As a librarian and historian, during his fifty-five-year career John Y. Cole sought to increase public and scholarly understanding of the key role that the Library of Congress plays in American life and culture. As the founding director of the Center for the Book­—a position he held for more than four decades—Cole launched several successful national programs to promote public interest in books, reading, literacy, and libraries. These projects have been amplified through a national affiliates program that includes all fifty states, the District of Columbia, and five US territories. 

Cole was instrumental in the creation of the first National Book Festival, paving the way for its immense success over the ensuing quarter century. He significantly expanded programs for young readers with the launch of the National Ambassador for Young People’s Literature program in 2008 and the opening of the Library of Congress Young Readers Center the following year.

A tireless ambassador for reading and literacy, Cole organized and launched the Library of Congress Literacy Awards program in 2013. Since its founding, the program has distributed more than three million dollars to 150 organization in 39 countries.

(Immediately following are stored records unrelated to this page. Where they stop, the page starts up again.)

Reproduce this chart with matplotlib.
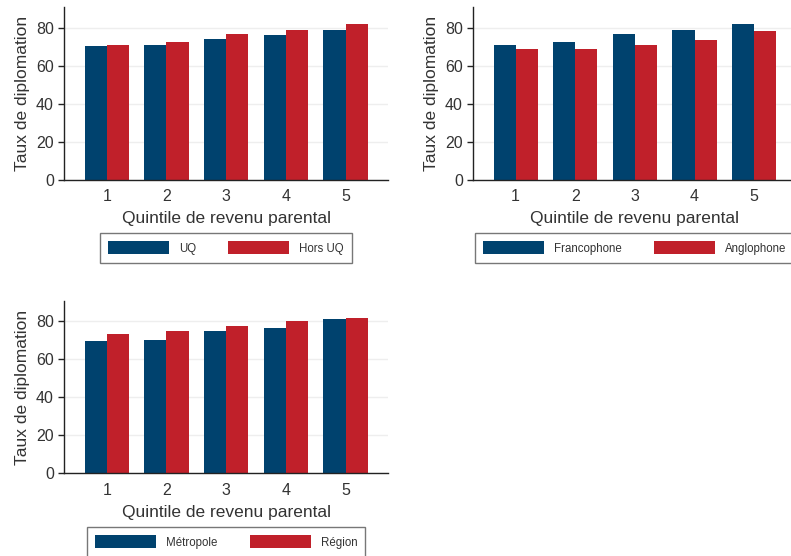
import numpy as np
import matplotlib
matplotlib.use("Agg")
import matplotlib.pyplot as plt

plt.rcParams['font.family'] = ['Liberation Sans', 'DejaVu Sans']

# %% data
quintiles = [1, 2, 3, 4, 5]

uq = [70.2, 70.7, 73.9, 76.0, 78.6]
hors_uq = [70.7, 72.3, 76.5, 78.6, 81.8]

francophone = [70.7, 72.3, 76.5, 78.6, 81.8]
anglophone = [68.6, 68.6, 70.7, 73.3, 78.1]

metropole = [69.6, 70.2, 74.9, 76.5, 81.2]
region = [73.3, 74.9, 77.5, 80.2, 81.8]

blue = "#00426e"
red = "#c0202a"
text_col = "#333333"

# %% figure
fig = plt.figure(figsize=(7.91, 5.56), dpi=100)
W, H = 791, 556


def px_axes(left, top, right, bottom):
    return fig.add_axes([left / W, 1 - bottom / H, (right - left) / W, (bottom - top) / H])


def panel(ax, a, b, la, lb, legend_y):
    x = np.array(quintiles)
    w = 0.37
    ax.bar(x - w / 2, a, w, color=blue, label=la, zorder=2)
    ax.bar(x + w / 2, b, w, color=red, label=lb, zorder=2)
    ax.set_xlim(0.29, 5.71)
    ax.set_ylim(0, 90.8)
    ax.set_yticks([0, 20, 40, 60, 80])
    ax.set_xticks(quintiles)
    ax.yaxis.grid(True, color="#eeeeee", linewidth=1, zorder=0)
    ax.set_axisbelow(True)
    for s in ["top", "right"]:
        ax.spines[s].set_visible(False)
    for s in ["left", "bottom"]:
        ax.spines[s].set_color("#222222")
        ax.spines[s].set_linewidth(1)
    ax.tick_params(axis="y", length=4.5, width=1, color="#222222", pad=3,
                   labelsize=11.5, labelcolor=text_col)
    ax.tick_params(axis="x", length=0, pad=7, labelsize=11.5, labelcolor=text_col)
    ax.set_xlabel("Quintile de revenu parental", fontsize=12.5, color=text_col, labelpad=5)
    ax.set_ylabel("Taux de diplomation", fontsize=12.5, color=text_col, labelpad=4)
    fs = 8.3
    fpx = fs * 100 / 72
    leg = ax.legend(loc="upper center", bbox_to_anchor=(0.5, legend_y), ncol=2,
                    fontsize=fs, frameon=True, fancybox=False, edgecolor="#555555",
                    handlelength=61 / fpx, handleheight=16 / fpx, handletextpad=10 / fpx,
                    columnspacing=32 / fpx, borderpad=0.72, borderaxespad=0,
                    labelcolor=text_col)
    leg.get_frame().set_linewidth(1)


ax1 = px_axes(64.3, 7, 388, 179.5)
panel(ax1, uq, hors_uq, "UQ", "Hors UQ", -0.31)

ax2 = px_axes(473.3, 7, 796.5, 179.5)
panel(ax2, francophone, anglophone, "Francophone", "Anglophone", -0.31)

ax3 = px_axes(64.3, 300.7, 388, 473.3)
panel(ax3, metropole, region, "Métropole", "Région", -0.31)

fig.savefig("out.png", dpi=100)
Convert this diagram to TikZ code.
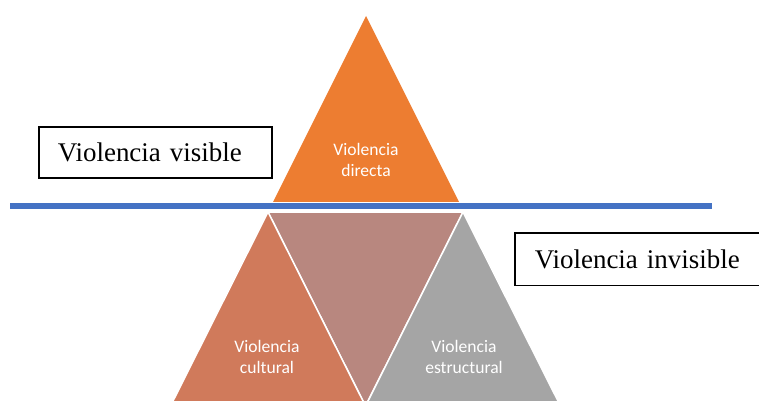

Before his appointment as the Library's first official historian in 2016, through his extensive writings and publications he became a well-known catalyst for understanding and promoting the history of the institution. He is the author or editor of more than a dozen books and multiple articles about the Library, most recently America's Greatest Library: An Illustrated History of the Library of Congress (2017).  His many awards include the American Library Association's Lippincott Award for distinguished service and the first Champion for Literacy Award from the Barbara Bush Foundation.